D’ailleurs, peut-on attendre mieux d’une institution dont le fonctionnement repose pour l’essentiel sur la discipline (imposée par l’adulte aux enfants) et sur le classement ? Une institution où les enfants deviennent malgré eux des élèves engagés dans une compétition permanente avec leurs « camarades », qui récompensera celles et ceux qui sont disposés à se soumettre aux règles du jeu scolaire et capables d’en tirer profit ? Une institution au sein de laquelle la parole des principaux intéressés n’est jamais écoutée, tant nous sommes collectivement engoncés dans la croyance que nous savons mieux que les enfants ce qui est bon pour eux, et que pour qu’ils s’en sortent, ils doivent se soumettre à notre pouvoir ? Depuis des décennies, l’école joue à merveille son rôle d’antichambre d’un marché du travail pipé. Elle envoie toujours les mêmes, pauvres et enfants issus de l’immigration, vers les voies subalternes où ils découvriront ce surprenant paradoxe que les métiers difficiles et mal payés auxquels ils se destinent du fait de leur niveau scolaire sont aussi les plus vitaux pour la société (les mauvais élèves seraient donc indispensables ?), tandis que la bourgeoisie brillante et travailleuse accèdera aux postes de pouvoir depuis lesquels elle s’emploiera à gâcher la vie des braves gens et à saccager la planète.
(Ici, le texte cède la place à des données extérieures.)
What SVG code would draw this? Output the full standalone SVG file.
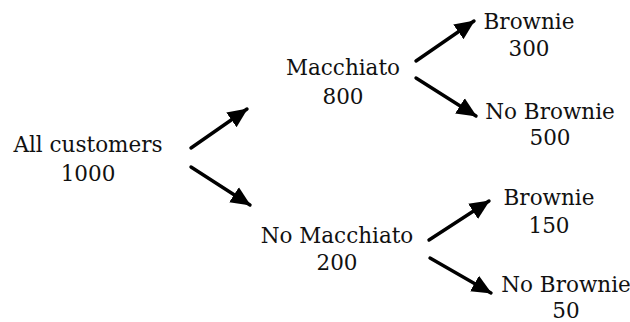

A une époque où les dérèglements climatiques, sociaux et politiques se généralisent, où le fascisme et la guerre sont à nos portes et où l’avenir semble plus improbable que jamais, il nous semble absolument urgent que les principes fondateurs de l’institution qui accueille nos enfants soient profondément revisités, pour que l’école ne soit plus cet endroit où l’on apprend à rêver de devenir un bourgeois comme les autres en se soumettant sans condition à l’autorité professorale, mais plutôt un lieu fondé sur la convivialité, l’entraide, l’égalité entre les individus, la pratique réelle de la démocratie directe au quotidien, l’abolition de la hiérarchie des savoirs et la préservation de la seule ressource vaille : l’imagination, la confiance et l’estime de soi des enfants. Voilà ce que nous croyons et ce que nous cherchons à incarner, aux antipodes de la pensée magique des faiseurs d’opinion éducative convaincus, malgré l’évidence, que plus de moyens consacrés aux rebuts du système scolaire suffiront à résoudre tous les problèmes.